Again some ‘not technically particle physics news’ but very close. A method had been devised for encoding qubits that allows them to remain viable for as long as 39 minutes at room temperature. The downside is that you have to cool them back down to around 4K to read or write them, but as it turns out, that make them even ahem cooler (sorry). From Physics World:

Following this. Thanks deltasigma.

Thanks - mainly for giving me an excuse to post this somewhat more comprehensible announcement of what seems to be the new family of tetraquark hadrons. :wink: :slight_smile:

Like I always say, you can never have too many tetraquark hadrons.

As always, ds, thanks for these updates.

I assume all tetraquark hadrons are to quarks and two anti-quarks so their net charge is integral, but I don’t see that the article says this to be the case.

The article I referenced in post 27 (link here) goes into more detail but is more technical.

Decay paths seem to be into 2 mesons, one charged and one neutral (j/psi or h-sub-c) - but honestly this stuff is still a little confusing.

Here is an article from CERN that gives some very intimate details about the newly revamped accelerator complex at Fermilab.
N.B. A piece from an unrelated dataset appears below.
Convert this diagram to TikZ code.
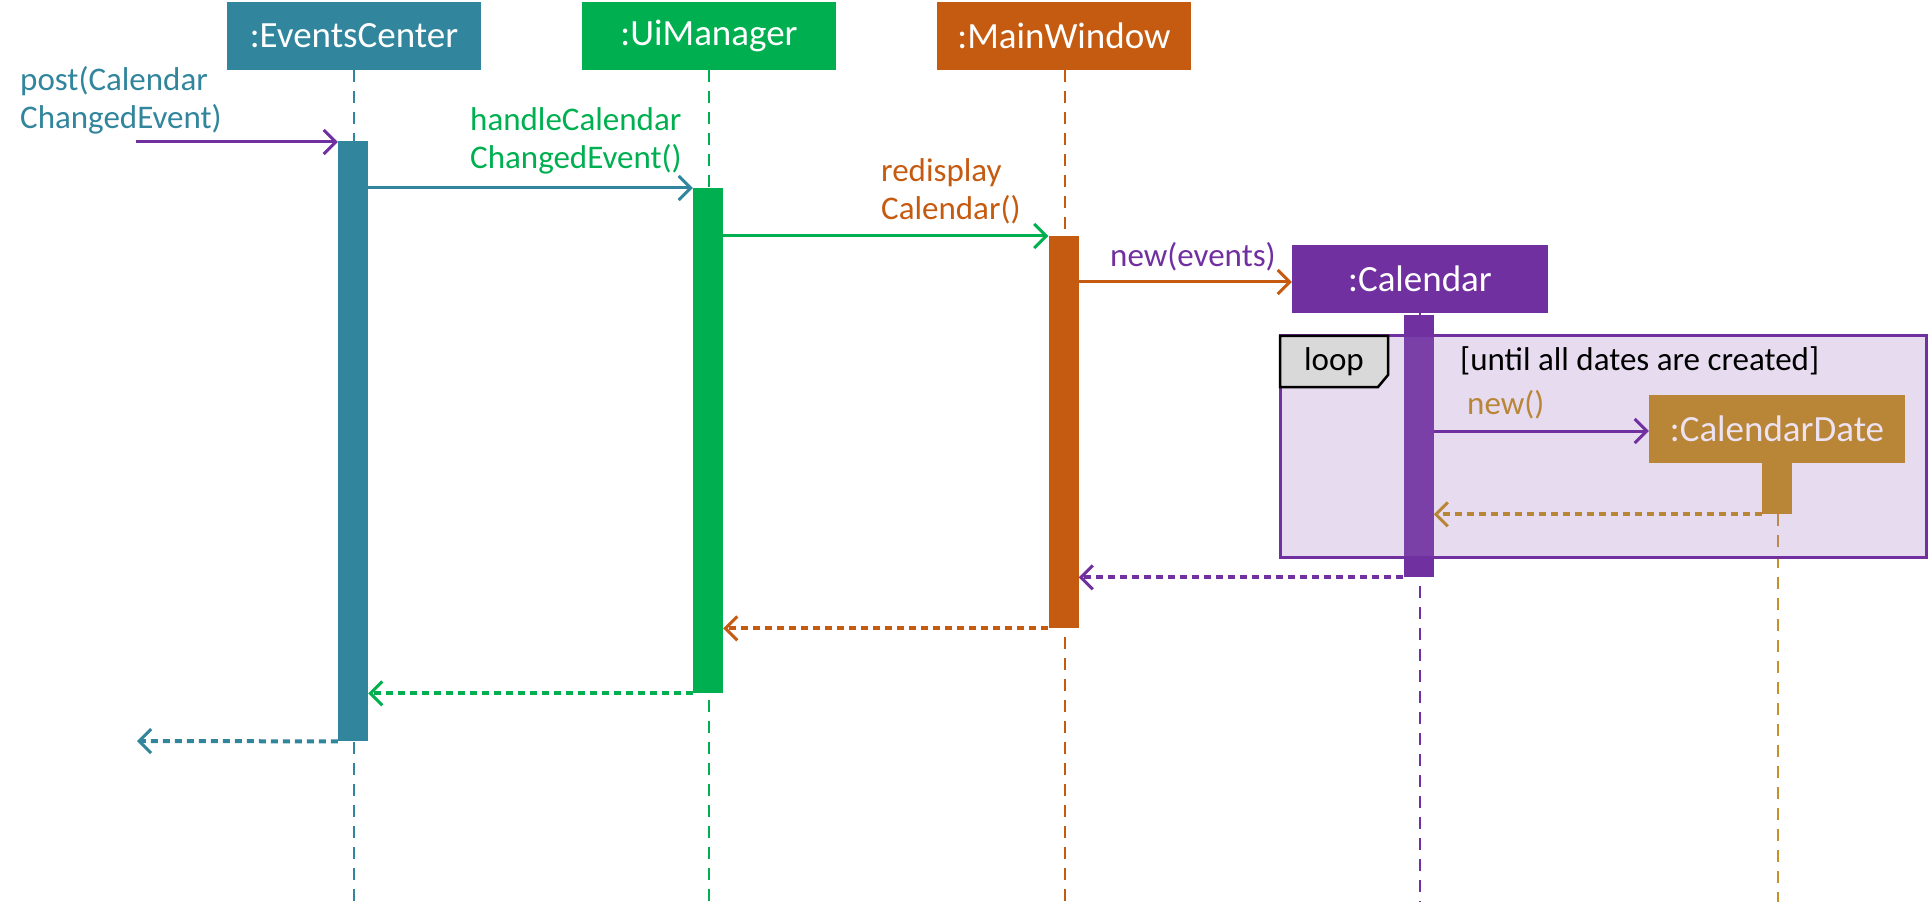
\documentclass[tikz,border=0pt]{standalone}
\usepackage{fontspec}
\setmainfont{Carlito}
\usetikzlibrary{arrows.meta}
\definecolor{cteal}{HTML}{31859C}
\definecolor{cgreen}{HTML}{00B050}
\definecolor{corange}{HTML}{C55A11}
\definecolor{cpurple}{HTML}{7030A0}
\definecolor{cgold}{RGB}{184,134,54}
\definecolor{cgoldline}{RGB}{196,146,40}
\definecolor{cloopfill}{RGB}{157,112,190}
\definecolor{cdtext}{RGB}{236,226,242}
\definecolor{ctab}{RGB}{217,217,217}
\begin{document}
\begin{tikzpicture}[x=1pt,y=-1pt,
  head/.style={draw=none, fill=#1, text=white, minimum width=254pt, minimum height=68pt, inner sep=0pt, font=\fontsize{37}{44}\selectfont},
  act/.style={draw=none, fill=#1, minimum width=30pt, inner sep=0pt, anchor=north},
  life/.style={draw=#1, line width=2pt, dash pattern=on 12pt off 9pt},
  msg/.style={draw=#1, line width=3pt, -{Straight Barb[length=12pt,width=24pt,line width=3pt]}},
  ret/.style={draw=#1, line width=4pt, dash pattern=on 7pt off 5pt, -{Straight Barb[length=12pt,width=24pt,line width=3pt]}},
  lbl/.style={text=#1, font=\fontsize{33}{38}\selectfont, inner sep=0pt, align=left, anchor=west},
]
\useasboundingbox (0,0) rectangle (1928,909);

% headers
\node[head=cteal] (ec) at (354,36) {:EventsCenter};
\node[head=cgreen] (um) at (709,36) {:UiManager};
\node[head=corange] (mw) at (1064,36) {:MainWindow};
\node[head=cpurple, minimum width=256pt] (cal) at (1420,279) {:Calendar};

% lifeline ends
\coordinate (ecend) at (354,902);
\coordinate (umend) at (709,902);
\coordinate (mwend) at (1065,902);
\coordinate (calend) at (1420,902);
\coordinate (cdend) at (1778,902);

% lifelines
\draw[life=cteal] (ec.south) -- (ecend);
\draw[life=cgreen] (um.south) -- (umend);
\draw[life=corange] (mw.south -| mwend) -- (mwend);
\draw[life=cpurple] (cal.south) -- (calend);
\draw[life=cgoldline] (1778,514) -- (cdend);

% activations
\node[act=cteal, minimum height=600pt] (ecact) at (353,141) {};
\node[act=cgreen, minimum height=505pt] (umact) at (708,188) {};
\node[act=corange, minimum height=392pt] (mwact) at (1063.5,236) {};
\node[act=cpurple, minimum height=262pt] (calact) at (1418.5,315) {};

% loop frame
\path[fill=cloopfill, fill opacity=0.25] (1280,336) rectangle (1926,557);
\draw[cpurple, line width=3pt] (1280,336) rectangle (1926,557);
\draw[black, line width=2.5pt, fill=ctab] (1280,336) -- (1388,336) -- (1388,375) -- (1378,387) -- (1280,387) -- cycle;
\node[font=\fontsize{33}{37}\selectfont, inner sep=0pt] (looplbl) at (1334,362) {loop};
\node[lbl=black] (guard) at (1460,361) {[until all dates are created]};

% CalendarDate
\node[head=cgold, minimum width=256pt, text=cdtext] (cd) at (1777,429) {:CalendarDate};
\node[act=cgold, minimum height=51pt] (cdact) at (1777,463) {};

% messages
\coordinate (postsrc) at (136,142);
\coordinate (retend) at (137,741);
\draw[msg=cpurple] (postsrc) -- (postsrc -| ecact.west);
\draw[msg=cteal] (ecact.east |- umact.north) -- (umact.north west);
\draw[msg=cgreen] (umact.east |- mwact.north) -- (mwact.north west);
\draw[msg=corange] (mwact.east |- 0,282) -- (cal.west |- 0,282);
\draw[msg=cpurple] (calact.east |- 0,431) -- (cd.west |- 0,431);

% returns
\draw[ret=cgold] (cdact.south west) -- (calact.east |- cdact.south);
\draw[ret=cpurple] (calact.south west) -- (mwact.east |- calact.south);
\draw[ret=corange] (mwact.south west) -- (umact.east |- mwact.south);
\draw[ret=cgreen] (umact.south west) -- (ecact.east |- umact.south);
\draw[ret=cteal] (ecact.south west) -- (retend);

% labels
\node[lbl=cteal] (postlbl) at (20,100) {post(Calendar\\ChangedEvent)};
\node[lbl=cgreen] (handlelbl) at (470,141) {handleCalendar\\ChangedEvent()};
\node[lbl=corange] (redlbl) at (881,191) {redisplay\\Calendar()};
\node[lbl=cpurple] (newev) at (1110,257) {new(events)};
\node[lbl=cgold] (newlbl) at (1467,405) {new()};
\end{tikzpicture}
\end{document}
It’s really fascinating and will tell you more than you could probably ever hope to learn anywhere in such a short amount of time.

There is also this wonderful aerial shot and schematic of the complex.

I’m not sure I completely understand this, but it seems that the last decay channel for the Higgs boson has finally been “discovered” to high enough degree of confidence that physicists are sure that it explains everything it was designed to explain. As the articlenotes, it still doesn’t explain why neutrinos have mass or dark matter either, but things are copacetic as far as the Standard Model goes.